What compels the belief that we have a direct access to cultural representations and their content that we lack toward the things represented?
How did language come to be more trustworthy than matter? [emphasis mine]
Why are language and culture granted their own agency and historicity while matter is figured as passive and immutable, or at best inherits a potential for change derivatively from language and culture?
How does one even go about inquiring after the material conditions that have led us to such a brute reversal of naturalist beliefs when materiality itself is always already figured within a linguistic domain as its condition of possibility?
– Barad, K 2003, ‘Posthumanist Performativity: Toward an Understanding of How Matter Comes to Matter’, Signs, 3, p. 801,
the edited phrase
“Lukács emphasizes that in the course of history, the [critical], [theoretical] understanding of [dance] becomes more and more detached from the labor process, and less and less immediately bound to the immediate material constraints of the [dance].”
the original phrase
“Lukács emphasizes that in the course of history, the abstract, scientific understanding of reality becomes more and more detached from the labor process, and less and less immediately bound to the immediate material constraints of the real.” – Henry Staten
Hell or H E double hockey sticks, the place where the devil lives. The red hot stinky place where the bad people go. Dante had different layers of it for different degrees of evil.
But I am not here to talk about evil, brimstone, or Billy Crystal as the Devil in a Woody Allen film.
I am here to talk about the word hell.
In English, it means the bad place.
In German, it means light, bright, clear or pale.
Hellblau is light blue. Ein heller Morgen… a bright morning…
Mir wird mein helles Haar zur Last –Rilke (my pale hair becomes a burden to me)
In English hell is the bad place and in German hell is light. Hölle is the German word for the bad place.
Who lives in hell? Satan, the devil, also known as Lucifer.
Isaiah 14:12 – “How art thou fallen from heaven, O Lucifer, son of the morning!” (and what is also associated with morning?!? – Lightness, brightness)
2 Corinthians 11:14 – “… for Satan himself is transformed into an angel of light.”
So we have
Hell = Light
Hölle = Hell
Draw your own conclusions
Due to whatever reasons (that I do not wish to go into), English is the dominant language of communication within the arts in Europe. Maybe this is only true for dance and performance. I have more exposure to that world than the worlds of painting, sculpture, etc. (I do not want to say visual art as dance, too, is a visual art).

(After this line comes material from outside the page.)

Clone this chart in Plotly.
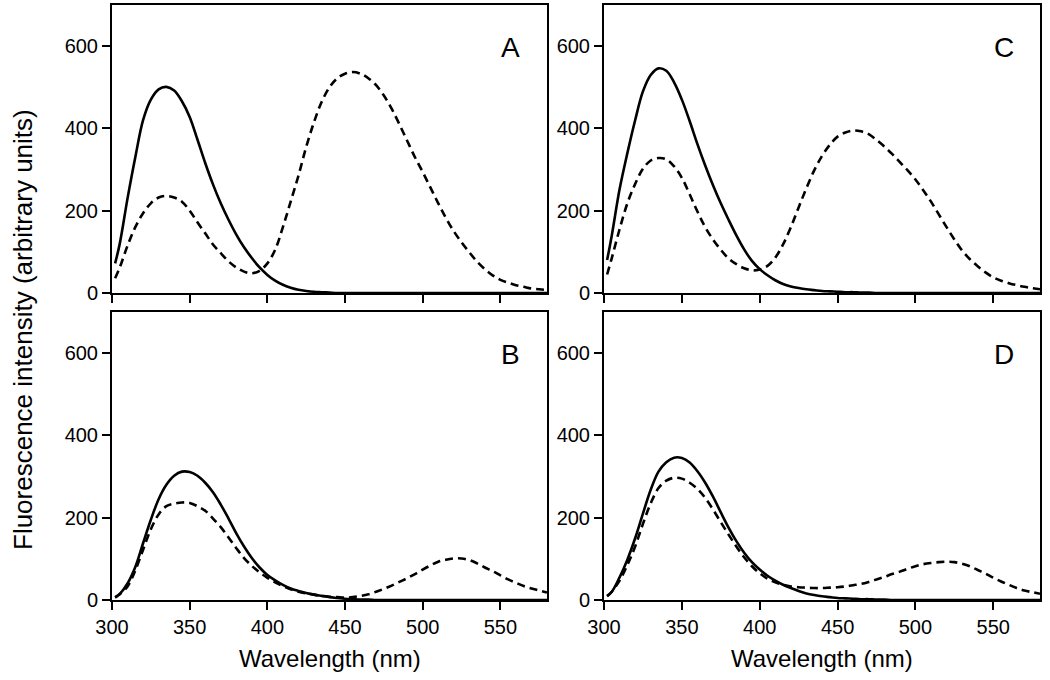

The English used in the dance art world is slowly evolving to become another dialect. It is neither the bastard English of the United States or the proper Queen’s English of the United Kingdom. It is becoming its own thing developed by the collective use of non-native speakers and ex-pats.
I became aware, or perhaps more aware, of European English after seeing a performance at HAU 3 in Berlin this past May. The piece was Pulling Strings by Eva Meyer-Keller. It is quite an intricate piece, a feat of organization. Quotidian objects are raised, lowered, and activated, sometimes to comical effects. My favorite moment was the spinning push-broom. But I digress.
What caught my mind(eye) was the title – Pulling Strings. Yes, that is literally what she and her collaborator did. They pulled strings to activate the objects. But the phrase pulling strings has a nefarious, manipulative aspect to it. The phrase conjures up back room political machinations. I did not see how the piece connected to such an idea. The description on her website gave no indication that the piece was related to the manipulative meaning of the phrase. As far as I could tell, Keller was not dealing with that meaning of the phrase, just the literal one.
The use of the phrase pulling strings, in a way, has become pure meaning, a literal phrase. Does this mean, then, that people who do know that meaning or use of the phrase are saddled with extra context, context or meaning that has nothing to do with the piece?
Another student, who is French, in the SODA program did a piece in which she used several phrases with the word white and several kinds of animals – white rabbit, white horse. I can’t think of other ones at the moment. She was unaware of the white rabbit of Alice in Wonderland or in the Jefferson Airplane song(also the same rabbit), White Rabbit. Whenever I hear the phrase white horse I think of that great song by Laid Back, White Horse. They’re Danish, by the way.
My larger question is when a language is used by a non-native speaker how aware of the idioms and cultural context of that language should s/he be? Can the artist ignore all that and use the language as a context-free tool for expression? I would think that in a scene that is obsessed with context and dramaturgy, artists would have a greater concern for the use of language.
Or has all context been removed from English in continental Europe?